Awareness of Disability After Acquired Brain Injury: Subjectivity within the Psychosocial Context

Giles Yeates, Karen Henwood, Fergus Gracey and Jonathan Evans

The application of the neuropsychoanalytic formulation of anosognosia (Kaplan-Solms & Solms, 2000) is considered in relation to an emerging literature exploring the dimension of social context for awareness of disability after acquired brain injury (ABI). The contribution of this account is understood in terms of its post-Cartesian exploration of material/neurological parameters within an interpersonal focus. A contextual elaboration of the formulation is suggested, drawing on contemporary poststructuralist applications of psychoanalysis.
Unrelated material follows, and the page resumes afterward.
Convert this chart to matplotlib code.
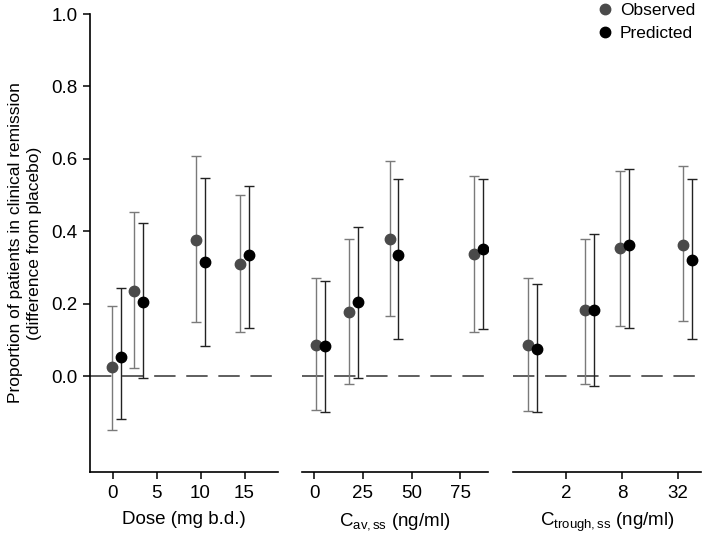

The value of this application is formally explored through a qualitative study of sense-making and accounting of disability after ABI. Three participants with ABI who were identified by clinicians and relatives as demonstrating difficulties with awareness of disability, and three relatives, were interviewed. The qualitative analysis of the interview material is a social-constructionist discourse-analysis approach informed by psychoanalytic concepts. The findings highlight important contextual parameters of subjectivity in accounting for disability after ABI: availability and use of premorbid meanings, relational histories, and incongruity in wider family sense-making. The conceptualization of material parameters within this contextualized frame is explored using neuropsychoanalytic concepts. These findings and concepts are considered in terms of existing theory and applications to clinical practice.